In the context of these uncertainties, the following risks stand out.
First, expectations of stronger economic growth indicated in survey data may be disappointed, leading to a reversal of recent gains in asset markets, especially equity markets, which a number of indicators suggest are richly valued. Sharp equity market declines would be likely to damage both private consumption and investment.
Second, the Fed may increase interest rates faster than we assume in our forecast, for example if US fiscal expansion increases prospective inflationary pressure in the economy, which is already operating close to full employment.
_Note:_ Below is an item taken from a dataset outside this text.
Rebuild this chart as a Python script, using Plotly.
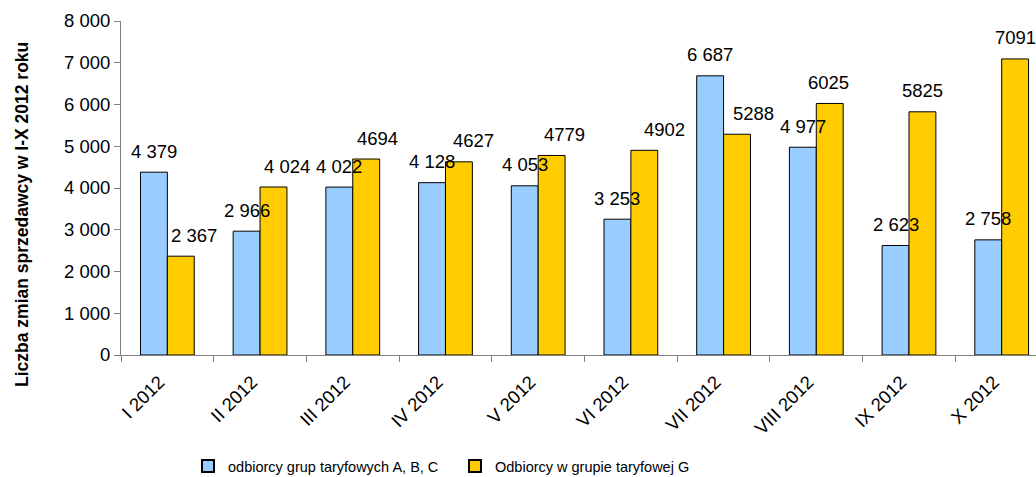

Such additional increases in US interest rates would tend to crowd out not only private domestic spending, partly by reducing asset prices, but also net exports, partly through appreciation of the US dollar. The US external current account deficit would therefore tend to widen, contrary to the administration’s objective that it should be reduced in order to boost US economic growth. This could lead to increased protectionist pressures, and the widening of global payments imbalances could also jeopardise international financial stability.
The rise in US interest rates and appreciation of the dollar would also have repercussions for emerging market economies, including increases in the debt burdens of countries with liabilities denominated in the US dollar (for more detailed discussion see Box C in the current Review).
Financial pressures from expansionary US fiscal policy could be exacerbated if the administration’s budget plans were to incorporate over-optimistic assumptions about US economic growth. One of the main objectives of the administration’s fiscal (and other economic) policies is to raise the rate of US economic growth, with officials referring to objectives of 3 or even 4 per cent annual GDP growth. It is difficult to see how such goals could be reached in the short to medium term, given the recent trend growth rate of about 2 per cent, roughly composed of 1 per cent employment growth and 1 per cent growth of labour productivity. Given that the economy is close to full employment, policies can raise output growth significantly and in a sustained way only by boosting either the growth rate of the labour force or the growth rate of labour productivity. Both of these have slowed in recent decades (see figure 1). Significantly faster economic growth thus seems a dangerous assumption on which to base fiscal policy.
Figure 1. US GDP growth decomposition
Third, given the unusually large turnover in prospect on the Fed Board in the coming months, there is a risk that the Fed’s independence may be diminished and that upward pressure on inflation may not be resisted by monetary policy. Confidence in macroeconomic stability and longer-term growth prospects could then be severely damaged.
Fourth, there are the risks arising from US-led protectionism. Protectionist or defensive trade policies damage economic efficiency and productivity growth by weakening competitive forces, raise domestic costs and prices, reduce real incomes, and risk a downward spiral of economic activity through successive international retaliatory measures. Thus far, the administration’s actions in this area have been limited (see Box A in the Review for more detailed discussion), but preparatory work is in train on a number of questions, which may lead to counter-productive actions in the months ahead. The risks from increased protectionism are discussed in Box B of the Review.
Fifth, there are risks that the reviews of financial sector regulation being conducted by the administration could lead to more lax regulation and supervision of financial institutions, with adverse consequences for the danger of future financial crises.
Finally, the unusual concentration of national elections in the EU in the coming months poses substantial upside and downside risks for the future of the Euro Area and the EU. An upside risk is that the European project could be re-energised by needed reforms. A downside risk is that the project could collapse as a result of resort to nationalistic economic policies.